Feeling the feelings that are there in your body really can be that simple — which is why I think it’s such a radical idea. Your feelings will change and go up and down again & again & again. They're just part of the human experience.
What if when we hear someone say "I'm feeling sad right now," we fully accept that it is ok to feel sad. and we don’t rush to Fix it or rationalize out of it. AND, we don’t overdo it (“OH NOOO! You’re sad? Why are you sad?? I’m SO SORRY you’re feeling sad ugh poor thing” *sympathy sympathy*).
Because like, it’s actually ok to just be a little sad! (if you weren’t ever sad then you wouldn’t know what happiness even felt like, right?)
The sad is THERE, people, just feel it so it will move on. You don’t have to like it. And then just by acknowledging that you are feeling sad and you’re going to let yourself be sad instead of rushing to fix it or explain it away, THAT is when you implement your coping skills!
I bet you all have extensive lists of coping skills, but if you don’t:
Go on a walk! Change your location! Call a friend! Buy a treat! Bake a cake! Watch a movie! Dance like crazy! MOVEMENT! Hold an ice cube! Write in your journal!
By acknowledging the feeling in you, you don’t give it as much power. It’s just a feeling. Might be uncomfortable, but that is not a reason to not feel it. It’s just a feeling! And with the AWARENESS of the feeling you now have agency -- you can then make a conscious choice about how you want to handle the feeling and thus, give it the space it needs to move through you.
so. these words are for the people who need to hear them: you can stop trying to fix or shut down your feelings. Your feelings are correct: the fact that they are here means that it is correct for you to be experiencing them. Let the body do most of the work -- the body will feel them for you. You get to make the choices about what to do while your body is feeling them.

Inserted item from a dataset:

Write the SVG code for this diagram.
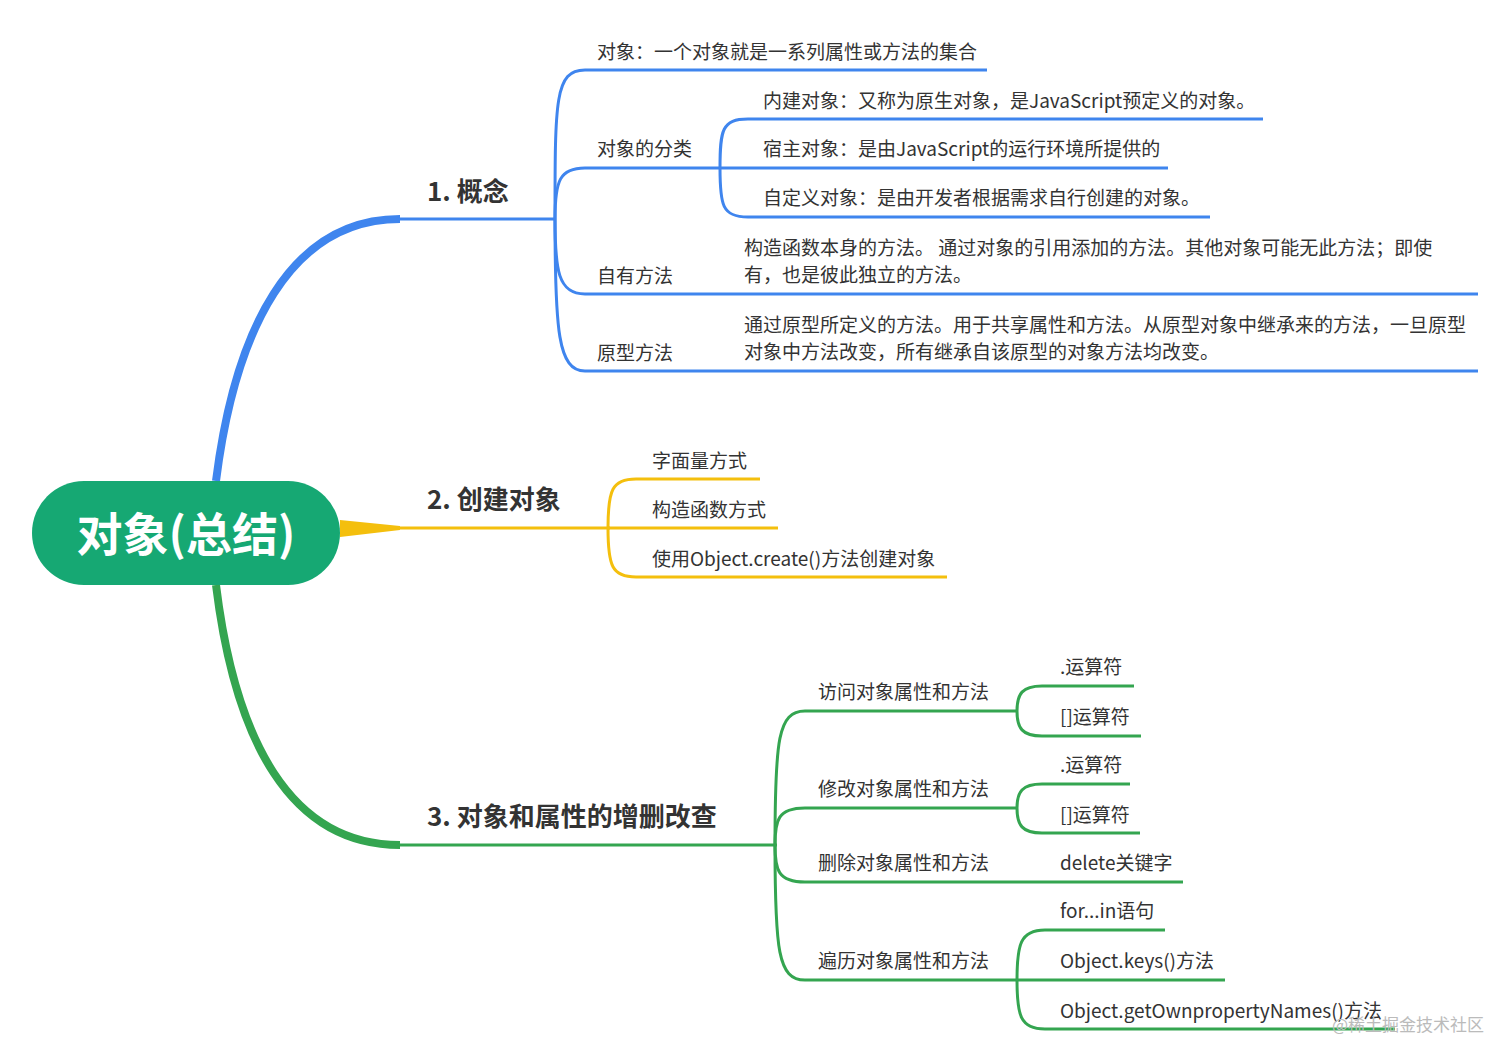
<svg xmlns="http://www.w3.org/2000/svg" width="1512" height="1062" viewBox="0 0 1512 1062">
<style>
text{font-family:"Noto Sans CJK SC","Noto Sans",sans-serif;fill:#333;font-size:19px}
.m{font-size:26px;font-weight:bold}
.b{stroke:#3f85ee;fill:none;stroke-width:3}
.y{stroke:#f4bf0d;fill:none;stroke-width:3}
.g{stroke:#34a550;fill:none;stroke-width:3}
</style>
<rect width="1512" height="1062" fill="#fff"/>
<g id="connectors">
<path d="M216,481 C235,330 290,219 400,219" stroke="#3f85ee" stroke-width="8" fill="none"/>
<path class="b" d="M398,219 H555"/>
<path d="M340,520 L400,526 L400,530 L340,537 Z" fill="#f4bf0d"/>
<path class="y" d="M398,528 H610"/>
<path d="M216,585 C235,740 290,845 400,845" stroke="#34a550" stroke-width="8" fill="none"/>
<path class="g" d="M398,845 H777"/>
<!-- blue -->
<path class="b" d="M555,219 C555,100 555,70 585,70 H987"/>
<path class="b" d="M555,219 C555,180 560,168 585,168 H720"/>
<path class="b" d="M555,219 C555,270 558,294 585,294 H1478"/>
<path class="b" d="M555,219 C555,330 558,371 585,371 H1478"/>
<path class="b" d="M720,168 C720,130 722,119 748,119 H1263"/>
<path class="b" d="M720,168 H1168"/>
<path class="b" d="M720,168 C720,205 722,217 748,217 H1210"/>
<!-- yellow -->
<path class="y" d="M608,528 C608,490 612,479 636,479 H760"/>
<path class="y" d="M608,528 H778"/>
<path class="y" d="M608,528 C608,566 612,577 636,577 H947"/>
<!-- green -->
<path class="g" d="M775,845 C775,740 778,711 805,711 H1017"/>
<path class="g" d="M775,845 C775,820 778,808 805,808 H1017"/>
<path class="g" d="M775,845 C775,870 778,882 805,882 H1183"/>
<path class="g" d="M775,845 C775,950 778,980 805,980 H1017"/>
<path class="g" d="M1017,711 C1017,694 1022,686 1042,686 H1134"/>
<path class="g" d="M1017,711 C1017,728 1022,736 1042,736 H1141"/>
<path class="g" d="M1017,808 C1017,792 1022,784 1042,784 H1130"/>
<path class="g" d="M1017,808 C1017,825 1022,833 1042,833 H1140"/>
<path class="g" d="M1017,980 C1017,945 1020,930 1045,930 H1165"/>
<path class="g" d="M1017,980 H1225"/>
<path class="g" d="M1017,980 C1017,1015 1020,1029 1045,1029 H1395"/>
</g>
<g id="root"><rect x="32" y="481" width="308" height="104" rx="52" fill="#16a873"/><text x="186" y="551" text-anchor="middle" style="fill:#fff;font-size:46px;font-weight:bold">对象(总结)</text></g>
<g id="n1"><text class="m" x="427" y="201">1. 概念</text></g>
<g id="n2"><text class="m" x="427" y="509">2. 创建对象</text></g>
<g id="n3"><text class="m" x="427" y="826">3. 对象和属性的增删改查</text></g>
<g id="n1a"><text x="597" y="59">对象：一个对象就是一系列属性或方法的集合</text></g>
<g id="n1b"><text x="597" y="156">对象的分类</text></g>
<g id="n1b1"><text x="763" y="108">内建对象：又称为原生对象，是JavaScript预定义的对象。</text></g>
<g id="n1b2"><text x="763" y="156">宿主对象：是由JavaScript的运行环境所提供的</text></g>
<g id="n1b3"><text x="763" y="205">自定义对象：是由开发者根据需求自行创建的对象。</text></g>
<g id="n1c"><text x="597" y="283">自有方法</text><text x="744" y="255">构造函数本身的方法。 通过对象的引用添加的方法。其他对象可能无此方法；即使</text><text x="744" y="282">有，也是彼此独立的方法。</text></g>
<g id="n1d"><text x="597" y="360">原型方法</text><text x="744" y="332">通过原型所定义的方法。用于共享属性和方法。从原型对象中继承来的方法，一旦原型</text><text x="744" y="359">对象中方法改变，所有继承自该原型的对象方法均改变。</text></g>
<g id="n2a"><text x="652" y="468">字面量方式</text></g>
<g id="n2b"><text x="652" y="517">构造函数方式</text></g>
<g id="n2c"><text x="652" y="566">使用Object.create()方法创建对象</text></g>
<g id="n3a"><text x="818" y="699">访问对象属性和方法</text><text x="1060" y="674">.运算符</text><text x="1060" y="724">[]运算符</text></g>
<g id="n3b"><text x="818" y="796">修改对象属性和方法</text><text x="1060" y="772">.运算符</text><text x="1060" y="822">[]运算符</text></g>
<g id="n3c"><text x="818" y="870">删除对象属性和方法</text><text x="1060" y="870">delete关键字</text></g>
<g id="n3d"><text x="818" y="968">遍历对象属性和方法</text><text x="1060" y="918">for...in语句</text><text x="1060" y="968">Object.keys()方法</text><text x="1060" y="1018">Object.getOwnpropertyNames()方法</text></g>
<text x="1484" y="1031" text-anchor="end" style="fill:#bbb;font-size:17px">@稀土掘金技术社区</text>
</svg>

You can decide that you’d like to practice feeling your feelings -- start by playing with the idea that ‘it’s possible for me to just feel my feelings and not suppress or overidentify with any specific one.’ It’s possible, but don’t take my word for it - you gotta try it for yourself.
In sum:
Ok so I know what I’m feeling right now. (‘I don’t know’ is a perfectly fine answer, too)
Now what do I do with that???
Feel it. Allow it to be there. Let it pass through.
So my updated post-it note about the state of Emotional Freedom (lol, if you’re new here I am dramatic and intensely think about things like emotions all day long).
Name the feeling (even if it’s “I feel a little off/weird”)
I’m feeling sad right now.
Accept that it is Present in your Body and that you will allow it to be there.
Ok, there is sad in me right now. Hello, Sad!
(a lot of the time, a simple acknowledgement of your feeling will allow it to dissipate)
Ask yourself (or have someone else ask you) what you need/want to support yourself in this feeling. (this is where your Coping Skills come in handy)
Let the feeling live its whole life, as you live your life! It’s ok to let it be there, you don’t have to figure it out all right at this moment. It will pass through.
This way of being, for me, is often intense and dramatic. Also — by practicing living this way, I feel more free.
xx maggie
Very well said and a fantastic read. I especially loved how your own experiences weived so perfectly into the topic!
OK, this is your best post so far in this poster's opinion. Very much love the personal story lead in to what is truly universal advice to be shared by all. I think there is the seed of a book in this post. Favorite passage about Agency: By acknowledging the feeling in you, you don’t give it as much power. It’s just a feeling. Might be uncomfortable, but that is not a reason to not feel it. It’s just a feeling! And with the AWARENESS of the feeling you now have agency -- you can then make a conscious choice about how you want to handle the feeling and thus, give it the space it needs to move through you. Very good stuff.